Por José Manuel Simián Enero 26, 2012

Los años electorales son, en muchos sentidos, años de definiciones. No sólo los candidatos intentan reinventarse vendiendo al electorado una imagen falsificada, sino que los países pueden intentar reescribir su propia historia y grupos más o menos pequeños buscan potenciar mitos y exageraciones sobre sí mismos. Pero de todos los mitos que salen a relucir en cada elección presidencial estadounidense, ninguno es tan interesante como el del voto latino.

Es cierto, los latinos -definidos por ascendencia de un país de habla hispana- somos más de 50 millones (un 16,3% de la población) en el país, y también el grupo de más rápido crecimiento. Y también es cierto que encuestas indican que los latinos apoyaron a Obama por 2 a 1 sobre John McCain, ayudándolo a ganar estados indecisos como Nevada, Colorado o Florida. Pero de ahí a asumir que en 2012 su participación electoral será tan alta como hace cuatro años (un 9% del electorado) y, sobre todo, que es tan fácil predecir por quién se inclinarán tanto en las primarias republicanas (próxima estación, el martes en Florida) como en las elecciones de noviembre, hay bastante más que buena voluntad.

La avalancha de artículos y columnas que intentan hacer noticia con este bloque electoral nos invade con alarmante y creciente frecuencia, usando títulos tan osados como éste: "Voto latino podría resultar crucial en próximas primarias". (El énfasis, en cursivas, es mío; la audacia, de un periodista de ABC).

Pero nadie parece tenerle más fe al voto latino ni mayor capacidad para adivinar las voluntades de los electores que Jorge Ramos, el presentador de noticias y periodista político de la cadena Univisión. En una columna publicada en 2008 ("Por qué nos quieren tanto"), Ramos afirmó con escalofriante precisión que "la elección presidencial de 2000 fue decidida por 537 votantes cuban-americanos en Florida" y también que "la elección presidencial del 2004 fue decidida por 67.000 hispanos en Nuevo México, Colorado y Nevada". (El colega no indicaba, eso sí, cómo hizo para romper el secreto del sufragio ni para determinar cuáles votos eran los decisivos).

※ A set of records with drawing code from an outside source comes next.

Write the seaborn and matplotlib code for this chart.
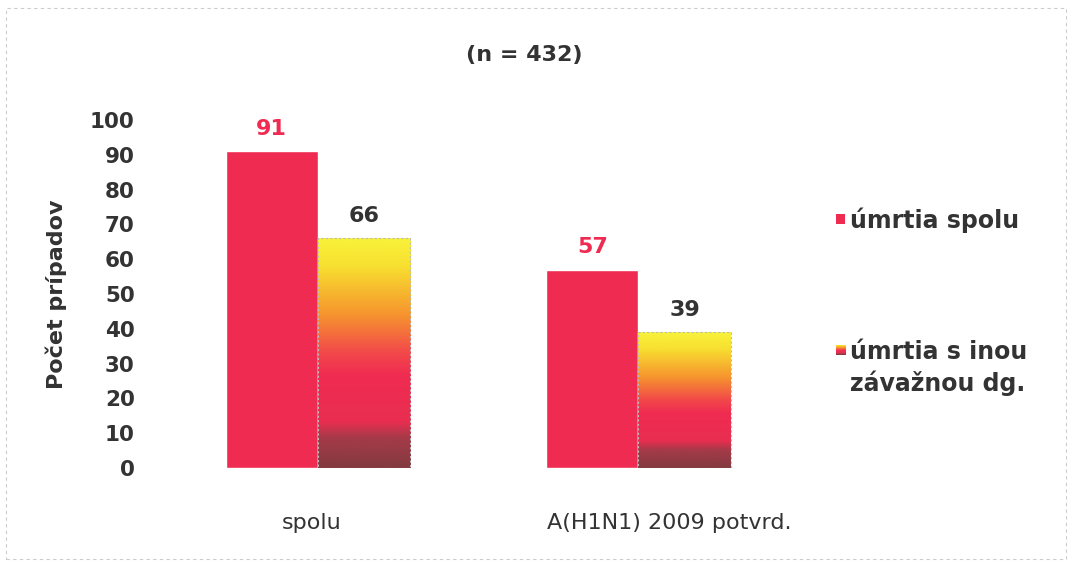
import numpy as np
import pandas as pd
import matplotlib
matplotlib.use("Agg")
import matplotlib.pyplot as plt
import matplotlib.transforms as mtransforms
from matplotlib.colors import LinearSegmentedColormap
from matplotlib.patches import Rectangle
import seaborn as sns

categories = ["spolu", "A(H1N1) 2009 potvrd."]
series = ["úmrtia spolu", "úmrtia s inou\nzávažnou dg."]
vals_total = [91, 57]
vals_other = [66, 39]
yticks = [0, 10, 20, 30, 40, 50, 60, 70, 80, 90, 100]

df = pd.DataFrame({
    "kat": categories * 2,
    "ser": [series[0]] * 2 + [series[1]] * 2,
    "val": vals_total + vals_other,
})

sns.set_theme(style="white")
plt.rcParams["font.family"] = ["DejaVu Sans"]

RED = "#f02b52"
TXT = "#333333"

fig = plt.figure(figsize=(10.72, 5.66), dpi=100)
ax = fig.add_axes([0.147, 0.173, 0.598, 0.615])

sns.barplot(data=df, x="kat", y="val", hue="ser", order=categories,
            hue_order=series, palette=[RED, "#f8a030"], width=0.575,
            gap=0, saturation=1, ax=ax, legend=False)

ax.set_xlim(-0.5, 1.5)
ax.set_ylim(0, 100)
ax.set_yticks(yticks)
ax.set_yticklabels([str(t) for t in yticks], fontsize=15.5, fontweight="bold", color=TXT)
ax.set_xticks(range(len(categories)))
ax.set_xticklabels(categories, fontsize=16, color=TXT)
ax.tick_params(axis="x", pad=32, length=0)
ax.tick_params(axis="y", pad=16.5, length=0)
ax.set_xlabel("")
ax.set_ylabel("Počet prípadov", fontsize=16, fontweight="bold", color=TXT)
ax.yaxis.set_label_coords(-0.142, 0.5)
for s in ax.spines.values():
    s.set_visible(False)

# shift category labels slightly as in the original
for lbl, dx in zip(ax.get_xticklabels(), [-4.5, 22]):
    lbl.set_transform(lbl.get_transform() +
                      mtransforms.ScaledTranslation(dx / 72, 0, fig.dpi_scale_trans))

# gradient for second series
cmap = LinearSegmentedColormap.from_list("grad", [
    (0.0, "#f8f23a"), (0.12, "#f8e030"), (0.33, "#f6952e"),
    (0.5, "#f2484a"), (0.6, "#f02b52"), (0.8, "#e82e50"),
    (0.87, "#a53a48"), (1.0, "#833a40")])
grad = np.linspace(0, 1, 256).reshape(-1, 1)
patches = [p for p in ax.patches if isinstance(p, Rectangle)]
n = len(categories)
total_patches = patches[:n]
other_patches = patches[n:2 * n]
for p in other_patches:
    x0, y0 = p.get_x(), p.get_y()
    w, h = p.get_width(), p.get_height()
    im = ax.imshow(grad, cmap=cmap, aspect="auto",
                   extent=[x0, x0 + w, y0, y0 + h], origin="upper",
                   zorder=p.get_zorder() + 0.1)
    im.set_clip_path(p)
    ax.add_patch(Rectangle((x0, y0), w, h, fill=False, edgecolor="#bbbbbb",
                           linestyle=(0, (2, 2)), linewidth=0.8,
                           zorder=p.get_zorder() + 0.2))
ax.set_xlim(-0.5, 1.5)
ax.set_ylim(0, 100)

for p, v in zip(total_patches, vals_total):
    ax.text(p.get_x() + p.get_width() / 2, v + 3.5, str(v), ha="center", va="bottom",
            fontsize=16, fontweight="bold", color=RED)
for p, v in zip(other_patches, vals_other):
    ax.text(p.get_x() + p.get_width() / 2, v + 3.5, str(v), ha="center", va="bottom",
            fontsize=16, fontweight="bold", color=TXT)

fig.text(0.489, 0.903, "(n = 432)", ha="center", va="center", fontsize=16,
         fontweight="bold", color=TXT)

# legend
fig.patches.append(Rectangle((0.7795, 0.604), 0.0085, 0.018, transform=fig.transFigure,
                             facecolor=RED, edgecolor="none"))
fig.text(0.793, 0.610, series[0], ha="left", va="center", fontsize=17,
         fontweight="bold", color=TXT)
gax = fig.add_axes([0.7795, 0.372, 0.0085, 0.018])
gax.imshow(grad, cmap=cmap, aspect="auto")
gax.set_axis_off()
fig.text(0.793, 0.378, "úmrtia s inou", ha="left", va="center", fontsize=17,
         fontweight="bold", color=TXT)
fig.text(0.793, 0.322, "závažnou dg.", ha="left", va="center", fontsize=17,
         fontweight="bold", color=TXT)

# frame
fig.patches.append(Rectangle((0.006, 0.012), 0.988, 0.974, transform=fig.transFigure,
                             fill=False, edgecolor="#cccccc", linestyle=(0, (3, 3)),
                             linewidth=0.8))

fig.savefig("out.png", dpi=100)
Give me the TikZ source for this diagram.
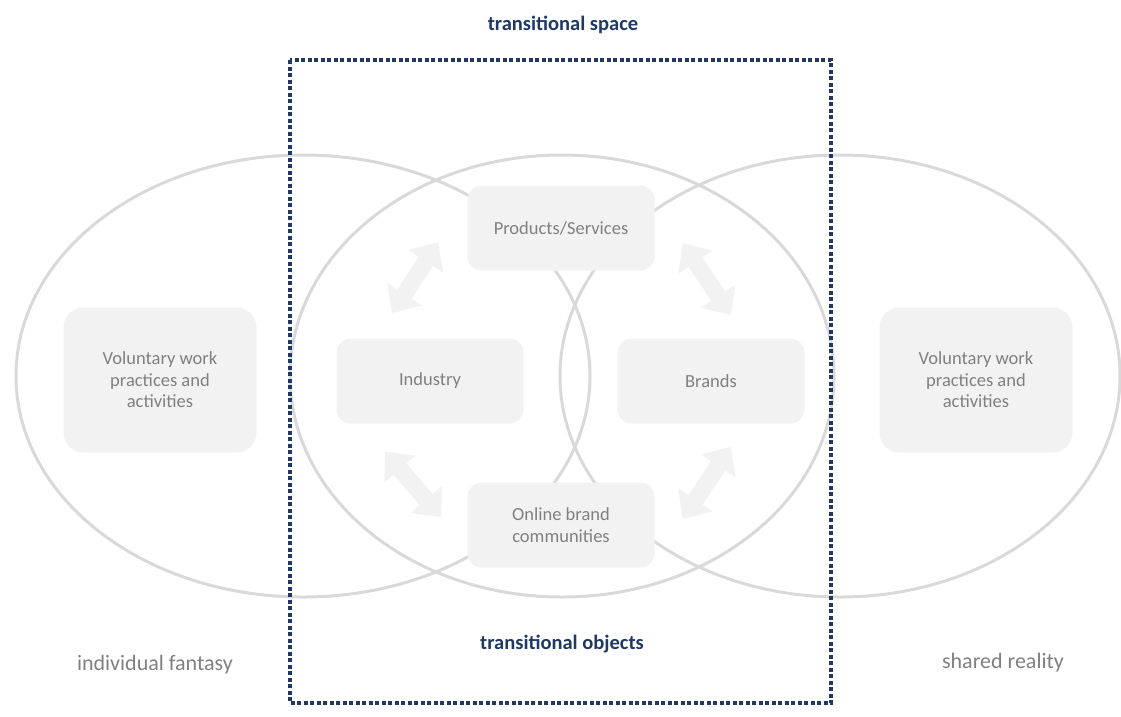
\documentclass[tikz,border=0pt]{standalone}
\usepackage{fontspec}
\setmainfont{Carlito}
\usetikzlibrary{positioning,arrows.meta}
\definecolor{navy}{HTML}{1F3864}
\definecolor{ringgray}{HTML}{D9D9D9}
\definecolor{boxgray}{HTML}{F2F2F2}
\definecolor{textgray}{HTML}{808080}
\tikzset{
    ring/.style={draw=ringgray, line width=3pt},
    softbox/.style={
        rectangle,
        rounded corners=14pt,
        fill=boxgray,
        text=textgray,
        minimum width=187pt,
        minimum height=85pt,
        align=center,
        font={\fontsize{18.5}{21.5}\selectfont}
    },
    bigbox/.style={softbox, rounded corners=20pt, minimum width=193pt, minimum height=145pt},
    biarrow/.style={
        draw=boxgray, line width=17pt,
        {Triangle[width=40pt,length=23pt]}-{Triangle[width=40pt,length=23pt]}
    },
    spaceframe/.style={draw=navy, line width=3.5pt, dash pattern=on 4pt off 2.5pt},
    heading/.style={text=navy, font={\bfseries\fontsize{20.5}{24}\selectfont}},
    sidelabel/.style={text=textgray, font={\fontsize{22}{26}\selectfont}},
}

\begin{document}
\begin{tikzpicture}[x=1pt, y=-1pt]
\useasboundingbox (0,0) rectangle (1121,716);

% the three overlapping areas
\foreach \cx/\rx in {303/287, 562/272, 840/280}
  \draw[ring] (\cx,376) ellipse [x radius=\rx, y radius=221];

\node[bigbox] (fantasy) at (160,380) {Voluntary work\\practices and\\activities};
\node[bigbox] (reality) at (976,380) {Voluntary work\\practices and\\activities};

\node[softbox] (products) at (561,228) {Products/Services};
\node[softbox] (industry) at (430,381) {Industry};
\node[softbox] (brands) at (711,381) {Brands};
\node[softbox] (community) at (561,525) {Online brand\\communities};

\draw[biarrow] ([shift={(-38,-25)}]industry.north) -- ([shift={(-29,14)}]products.west);
\draw[biarrow] ([shift={(-45,28)}]industry.south) -- ([shift={(-26,-8)}]community.west);
\draw[biarrow] ([shift={(28,15)}]products.east) -- ([shift={(20,-23)}]brands.north);
\draw[biarrow] ([shift={(20,23)}]brands.south) -- ([shift={(28,-6)}]community.east);

\draw[spaceframe] (290,60) rectangle (831,703);

\node[heading] (spacelabel) at (563,25) {transitional space};
\node[heading] (objectslabel) at (562,644) {transitional objects};
\node[sidelabel] (fantasylabel) at (155,665) {individual fantasy};
\node[sidelabel] (realitylabel) at (1003,663) {shared reality};
\end{tikzpicture}
\end{document}
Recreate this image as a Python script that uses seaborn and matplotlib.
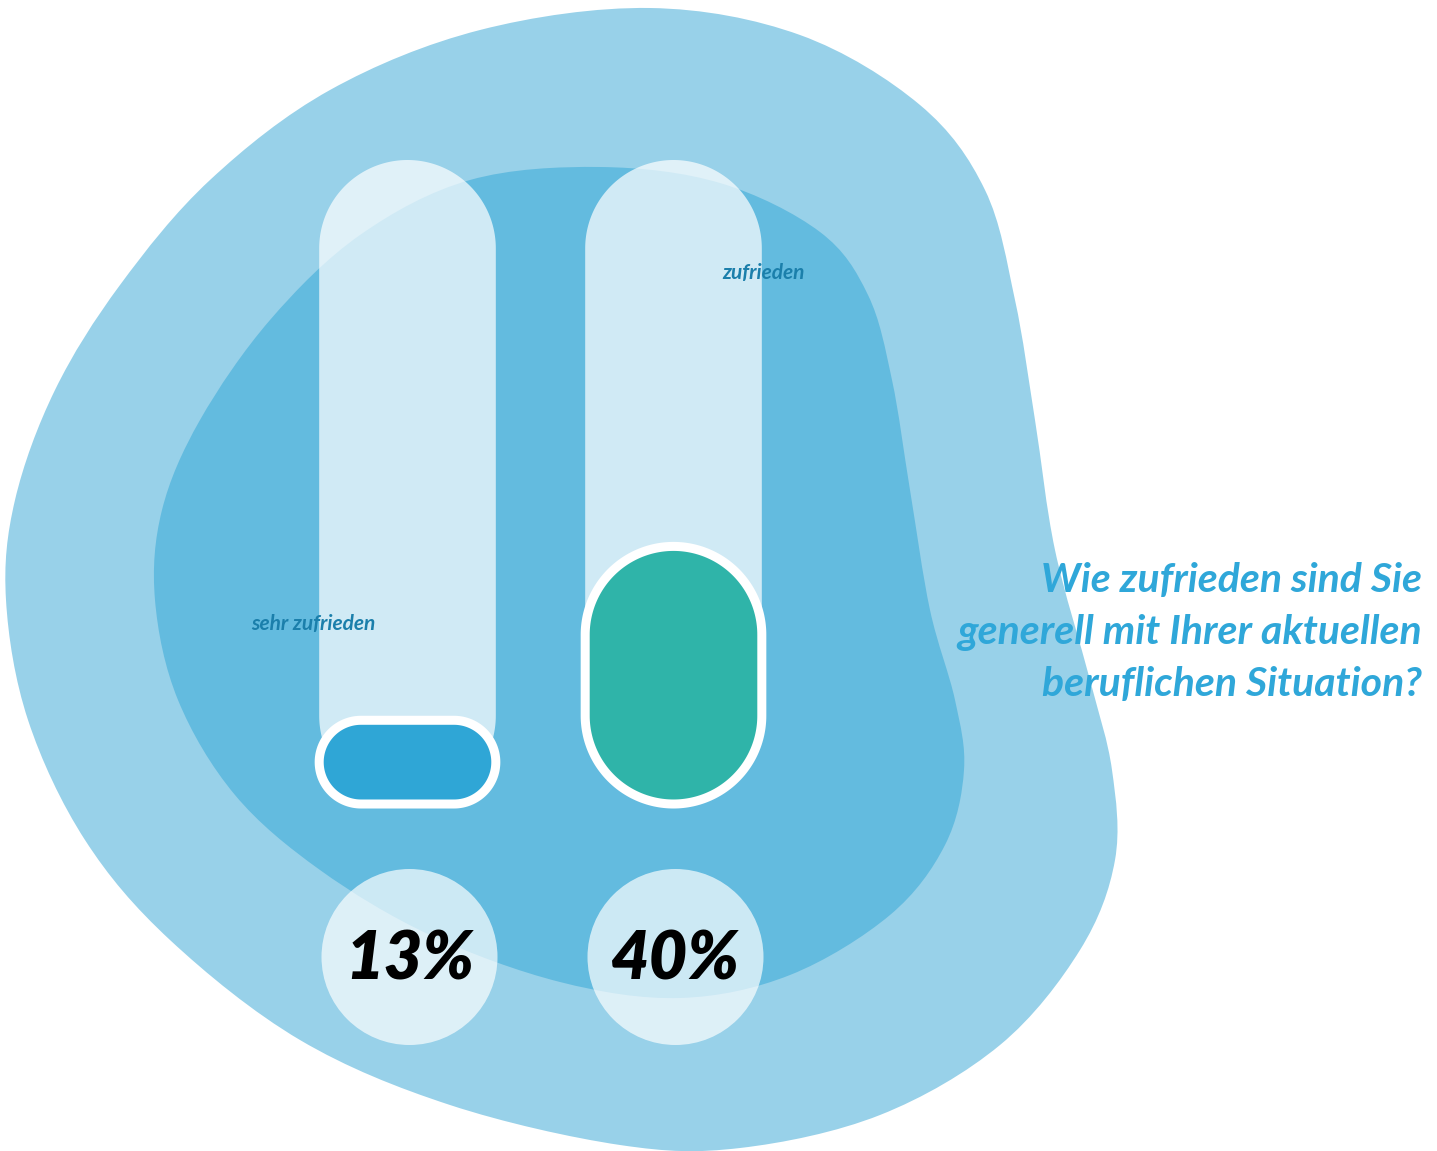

A pesar de las diferencias entre las apuradas afirmaciones del periodista de ABC y de Ramos -perfectamente vagas las primeras, mentirosamente específicas las del segundo- ambas compartían un mismo defecto: asumir que los latinos estadounidenses formamos un bloque medianamente unitario. Porque la única verdad es que los 50 millones de personas, de "hispanos" contabilizados  en el último censo, somos diversos en raza, países de origen (cerca de dos tercios tienen origen mexicano; el restante se divide en bloques pequeños), facultades idiomáticas (el 23% de los inmigrantes de primera generación habla inglés; el 88% de sus hijos lo hace), niveles de educación e ingreso.

Cuando pienso en la infinita variedad de latinos que he conocido en Estados Unidos -desde los anticastristas de Miami que esperan regresar a Cuba a los izquierdistas puertorriqueños que critican al "imperio" desde Manhattan; del mexicano indocumentado que habla de sus cruces por la frontera con naturalidad a hijos de dominicanos que hablan cada vez menos español- no puedo sino pensar en que lo único que tenemos todos en común es que somos una especie  mutante: latinos en ciertas fiestas y cuando se trata de abrazarnos por puro gusto; chilenos, españoles o dominicanos a la hora de bailar o pensar en nuestras familias; y en mayor o menor medida estadounidenses cuando se trata de leer en inglés, hacer la fila o celebrar el 4 de julio.

Pero el mejor ejemplo de por qué es imposible meter a todos los latinos en un mismo saco -ya sea para votar o para cualquier otro propósito- viene del deporte. Durante un par de años trabajé para una revista deportiva en español. Era nacional, pero con una salvedad: la edición que enviábamos a la costa oeste tenía normalmente una portada dedicada al fútbol, pensando en la mayoría mexicana; y la de la costa este privilegiaba el béisbol, la religión de los que vienen del Caribe.

Y así, cada vez que escucho esas promesas vacías sobre lo que se supone que haré con mi voto, y leo esos titulares populistas, yo pienso en pelotas. Pelotas que vuelan de un lado a otro en canchas de barrio, parques y estadios de todo el país, sin que una parte de esta supuesta nación latina entienda de qué va la cosa, mientras los otros lloran, gritan y se ríen.